Overdraft fees currently account for roughly 30 per cent of bank revenue from personal current accounts, but with the Financial Conduct Authority’s (FCA) changes to overdraft charging coming into force next April, incumbent institutions must move to protect profitability and meet customer needs.
In June, the FCA confirmed its reforms to a “dysfunctional” sector, aiming to make them simpler, fairer and easier to manage, calling it the “biggest overhaul to the overdraft market for a generation”.
In 2017, firms made over £2.4 billion from overdrafts alone, with more than half of banks’ unarranged overdraft fees coming from just 1.5 per cent of the most vulnerable of customers in 2016.
The regulator is therefore stopping banks and building societies from charging higher prices for unarranged overdrafts than for arranged overdrafts; banning fixed fees for borrowing through an overdraft; requiring overdrafts to be priced with a simple annual interest rate; and demanding more action to identify customers who are showing signs of financial strain or are in financial difficulty.
Extensive FCA research with consumers also led it to demand that the cost of borrowing is set out in pounds and pence alongside an APR and interest rate, with UK Finance agreeing to help implement this.
“Following our changes we expect the typical cost of borrowing £100 through an unarranged overdraft to drop from £5 a day to less than 20 pence a day,” said FCA chief executive Andrew Bailey.
The new rules require banks to rethink their business models and how they generate revenue. Louise Main, managing principal at consultancy Capco, suggested that if banks don’t act fast, they will lose business to the new breed of digital challengers. However, if banks seize the opportunity, not only can new revenue streams be created, but they can genuinely become more responsible product providers.
“A popular solution is introducing instalment plans which offer customers the option to split large payments out over several months, while also providing them with more transparency and control,” she stated. “Debt consolidation is also an option, enabling customers to consolidate multiple credit lines into one easy-to-manage credit pot, with one interest rate and one transparent payment per month.”
Ian McKenna, director at the Financial Technology Research Centre, pointed out that banks will have to look to make up that lost revenue elsewhere, and that could be drawn from higher fees on more wealthy customer’s accounts.
“The problem is, these customers are more able to shop around, so this could be the tipping point for people to switch from using challengers as a secondary account, to choosing the lower fees and better service as a primary account,” he commented.

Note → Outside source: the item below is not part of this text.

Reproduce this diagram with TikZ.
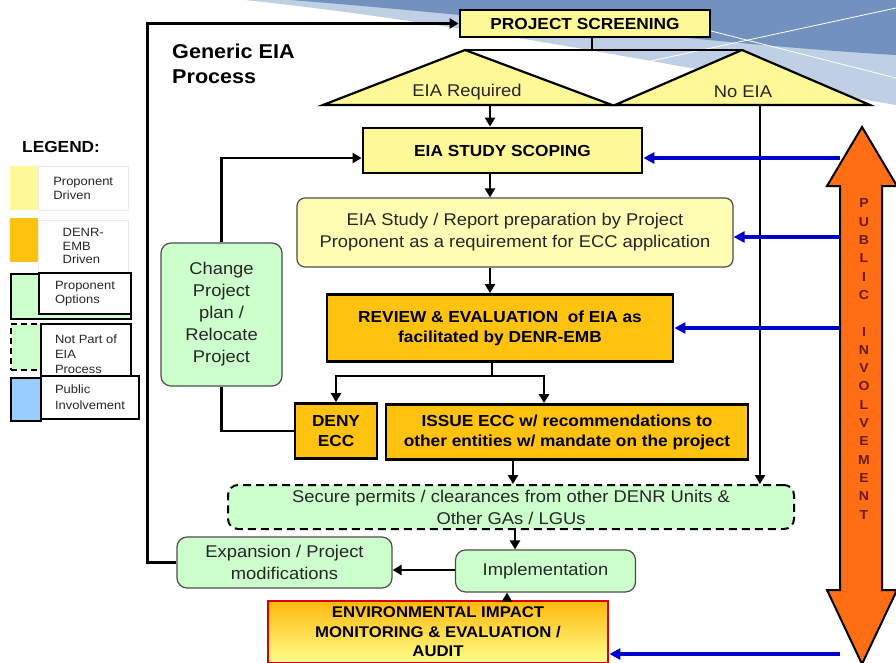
\documentclass[tikz,border=0pt]{standalone}
\usepackage{fontspec}
\setmainfont{Liberation Sans}[FakeStretch=1.08]
\usepackage{xcolor}
\usepackage{tikz}
\usetikzlibrary{calc, positioning, arrows.meta}
\definecolor{propyellow}{RGB}{255,248,150}
\definecolor{reportyellow}{RGB}{255,253,180}
\definecolor{embgold}{RGB}{255,194,14}
\definecolor{optgreen}{RGB}{204,255,204}
\definecolor{publue}{RGB}{153,204,255}
\definecolor{puborange}{RGB}{255,110,20}
\definecolor{arrowblue}{RGB}{0,0,204}
\definecolor{pubtext}{RGB}{110,25,5}
\definecolor{skyA}{RGB}{115,145,190}
\definecolor{skyB}{RGB}{192,208,228}
\tikzset{
    mainbox/.style={rectangle, draw=black, line width=2.8pt, fill=propyellow, align=center, inner sep=0pt, font=\fontsize{16}{20}\selectfont\bfseries},
    embbox/.style={mainbox, fill=embgold},
    prepbox/.style={rectangle, rounded corners=8pt, draw=black!70, line width=1.2pt, fill=reportyellow, align=center, inner sep=0pt, text=black!85, font=\fontsize{17}{22}\selectfont},
    optbox/.style={prepbox, fill=optgreen, rounded corners=10pt},
    extbox/.style={optbox, draw=black, line width=2pt, dash pattern=on 8pt off 5pt},
    auditbox/.style={mainbox, draw=red!85!black, top color=embgold!85!orange, bottom color=yellow!45, font=\fontsize{15.5}{19.5}\selectfont\bfseries},
    tri/.style={draw=black, line width=2.2pt, fill=propyellow, line join=miter},
    tritext/.style={font=\fontsize{17}{20}\selectfont, text=black!85},
    link/.style={draw=black, line width=2.5pt},
    arrow/.style={link, -{Triangle[length=9pt, width=10pt]}},
    pubarrow/.style={draw=arrowblue, line width=3.2pt, -{Triangle[length=11pt, width=11pt]}},
    swatch/.style={rectangle, inner sep=0pt, anchor=north west},
    legbox/.style={rectangle, inner sep=0pt, anchor=north west, align=left, fill=white, text=black!85, font=\fontsize{12}{13.5}\selectfont},
    heading/.style={font=\fontsize{20}{25}\selectfont\bfseries, align=left, anchor=west, inner sep=0pt}
}
\begin{document}
\begin{tikzpicture}[x=1pt, y=-1pt]
        \useasboundingbox (0,0) rectangle (896,662);
        % backdrop
        \fill[skyB] (245,0) -- (896,0) -- (896,105) .. controls (720,75) and (480,25) .. (245,0) -- cycle;
        \fill[skyA] (290,0) -- (896,0) -- (896,55) .. controls (720,45) and (520,18) .. (290,0) -- cycle;
        \draw[white, line width=0.8pt] (600,72) -- (896,8);
        \draw[white, line width=0.8pt] (660,18) -- (896,78);

        % Legend
        \node[heading, font=\fontsize{16}{18}\selectfont\bfseries] (legend) at (22,147) {LEGEND:};
        \node[swatch, fill=propyellow, minimum width=28, minimum height=44] (sw1) at (10,166) {};
        \node[legbox, draw=black!8, minimum width=90, minimum height=44] (lg1) at (38,166) {Proponent\\Driven};
        \node[swatch, fill=embgold, minimum width=28, minimum height=44] (sw2) at (10,218) {};
        \node[legbox, draw=black!8, minimum width=90, minimum height=52] (lg2) at (38,220) {DENR-\\EMB\\Driven};
        \node[swatch, fill=optgreen, draw=black, line width=1.5pt, minimum width=120, minimum height=45] (sw3) at (10,273) {};
        \node[legbox, draw=black, line width=2pt, minimum width=92, minimum height=41] (lg3) at (38,272) {Proponent\\Options};
        \node[swatch, fill=optgreen, draw=black, line width=1.5pt, dash pattern=on 6pt off 4pt, minimum width=30, minimum height=46] (sw4) at (10,323) {};
        \node[legbox, draw=black, line width=2pt, minimum width=90, minimum height=60, font=\fontsize{12}{15}\selectfont] (lg4) at (40,323) {Not Part of\\EIA\\Process};
        \node[swatch, fill=publue, draw=black, line width=1.5pt, minimum width=30, minimum height=43] (sw5) at (10,377) {};
        \node[legbox, draw=black, line width=2pt, minimum width=98, minimum height=43, font=\fontsize{12}{16}\selectfont] (lg5) at (40,375) {Public\\Involvement};

        \node[heading] (gtitle) at (172,64) {Generic EIA\\Process};

        % Screening and the two outcomes
        \node[mainbox, minimum width=250, minimum height=27] (screen) at (585,23.5) {PROJECT SCREENING};
        \coordinate (reqtop) at (465,50);
        \coordinate (notop) at (742,50);
        \coordinate (reqbase) at (490,105);
        \coordinate (nobase) at (760,105);
        \draw[link] (screen.south -| 592,0) -- (reqtop -| 592,0);
        \draw[link] (reqtop) -- (notop);
        \draw[tri] (reqtop) -- (612,105) -- (323,105) -- cycle;
        \draw[tri] (notop) -- (870,105) -- (615,105) -- cycle;
        \node[tritext] (req) at (467,92) {EIA Required};
        \node[tritext] (noeia) at (743,92) {No EIA};

        % EIA track
        \node[mainbox, minimum width=279, minimum height=45] (scope) at (502.5,150.5) {EIA STUDY SCOPING};
        \node[prepbox, minimum width=436, minimum height=69] (report) at (515,232.5) {EIA Study / Report preparation by Project\\Proponent as a requirement for ECC application};
        \node[embbox, minimum width=346, minimum height=67] (review) at (500,328) {REVIEW \& EVALUATION\ \ of EIA as\\facilitated by DENR-EMB};
        \node[embbox, minimum width=82, minimum height=55] (deny) at (336,431) {DENY\\ECC};
        \node[embbox, minimum width=362, minimum height=55] (issue) at (567,432) {ISSUE ECC w/ recommendations to\\other entities w/ mandate on the project};
        \node[optbox, minimum width=121, minimum height=143] (change) at (221.5,314.5) {Change\\Project\\plan /\\Relocate\\Project};

        % after the ECC
        \node[extbox, minimum width=566, minimum height=44] (secure) at (511,507) {Secure permits / clearances from other DENR Units \&\\Other GAs / LGUs};
        \node[optbox, minimum width=180, minimum height=42] (impl) at (545.5,571) {Implementation};
        \node[optbox, minimum width=215, minimum height=51] (expand) at (284.5,562.5) {Expansion / Project\\modifications};
        \node[auditbox, minimum width=340, minimum height=62] (audit) at (438,632) {ENVIRONMENTAL IMPACT\\MONITORING \& EVALUATION /\\AUDIT};

        % flow
        \draw[arrow] (reqbase) -- (reqbase |- scope.north);
        \draw[arrow] (scope.south -| reqbase) -- (reqbase |- report.north);
        \draw[arrow] (report.south -| reqbase) -- (reqbase |- review.north);
        \coordinate (fork) at (492,376);
        \draw[link] (review.south -| fork) -- (fork);
        \draw[arrow] (fork) -| (deny.north);
        \draw[arrow] (fork) -| ([xshift=-23pt]issue.north);
        \draw[arrow] ([xshift=-54pt]issue.south) -- ([xshift=-54pt]issue.south |- secure.north);
        \draw[arrow] (nobase) -- (nobase |- secure.north);
        \draw[arrow] ([xshift=4pt]secure.south) -- ([xshift=4pt]secure.south |- impl.north);
        \draw[arrow] (impl.west |- 0,570) -- (expand.east |- 0,570);
        \draw[arrow] ([xshift=69pt]audit.north) -- ([xshift=69pt]audit.north |- impl.south);

        % loops back
        \coordinate (p1) at (840,158);
        \draw[link] (deny.west) -| (change.south);
        \draw[arrow] (change.north) |- (p1 -| scope.west);
        \draw[arrow] (expand.west) -- ++(-29,0) |- (screen.west);

        % public involvement
        \filldraw[fill=puborange, draw=black, line width=2pt, line join=miter]
            (862,127) -- (897,186) -- (882,186) -- (882,590) -- (897,590) -- (862,664)
            -- (827,590) -- (840,590) -- (840,186) -- (827,186) -- cycle;
        \node[font=\fontsize{13}{18.3}\selectfont\bfseries, text=pubtext, align=center, inner sep=0pt] (pubtxt) at (864,359)
            {P\\U\\B\\L\\I\\C\\\mbox{}\\I\\N\\V\\O\\L\\V\\E\\M\\E\\N\\T};
        \coordinate (p2) at (840,237);
        \coordinate (p3) at (840,328);
        \coordinate (p4) at (840,654);
        \draw[pubarrow] (p1) -- (p1 -| scope.east);
        \draw[pubarrow] (p2) -- (p2 -| report.east);
        \draw[pubarrow] (p3) -- (p3 -| review.east);
        \draw[pubarrow] (p4) -- (p4 -| audit.east);
\end{tikzpicture}
\end{document}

“This could be the catalyst for some long-overdue innovation using Open Banking, or potential partnerships between FinTechs and other players, like financial advisers or insurers making bank account plays – they could easily cream off the incumbent’s best customers.”
Main noted that High Street brands can face challenges when implementing more innovative solutions, often due to legacy infrastructure and tighter controls. “Banks are considering faster ways to launch solutions to market, such as working with solution providers for parts of the value chain, working with delivery partners, or outsourcing to existing credit FinTechs.”
Many will aim to use Application Programming Interfaces (APIs) developed as part of Open Banking to improve apps that help more vulnerable customers with things like alerts to better deals, analytics to proactively flag when customers will run out of money before the month end, or building personal financial management functionality.
These features are already commonplace for digital-only challengers, with Monzo for instance offering a ‘share with us’ facility letting customers to communicate any challenges - such as job loss or health issues - so they can help manage repayments and get them back on track after any missed payments.
“Now is the time for banks to reflect on the most efficient business models and how they can compete with newer, potentially more innovative players,” said Main. “Traditional banks can use Open Banking as an opportunity to offer their infrastructure as a utility and partner with FinTechs to enhance offerings.”
She added: “With rising capital requirements, government directives and tightening regulation, it remains expensive and difficult for challengers to enter the traditional banking space on a solo basis.”
A Nationwide spokesperson argued that the new rules are designed to make overdrafts clearer and more transparent, so customers can easily compare pricing between providers; rather than being about curbing overdraft charges.
“So while we always look at ways to ensure our products and services are innovative and commercially sustainable, we aren’t planning anything as a direct result of the overdraft changes,” she stated, adding that the building society was the first provider to announce its response to the new rules, with the new charges coming into effect from 11 November.
Meanwhile, a spokesperson from TSB said: “Like all current account providers, we’re currently reviewing how it provides overdraft facilities to its customers – at this stage we are not in a position to give more details.”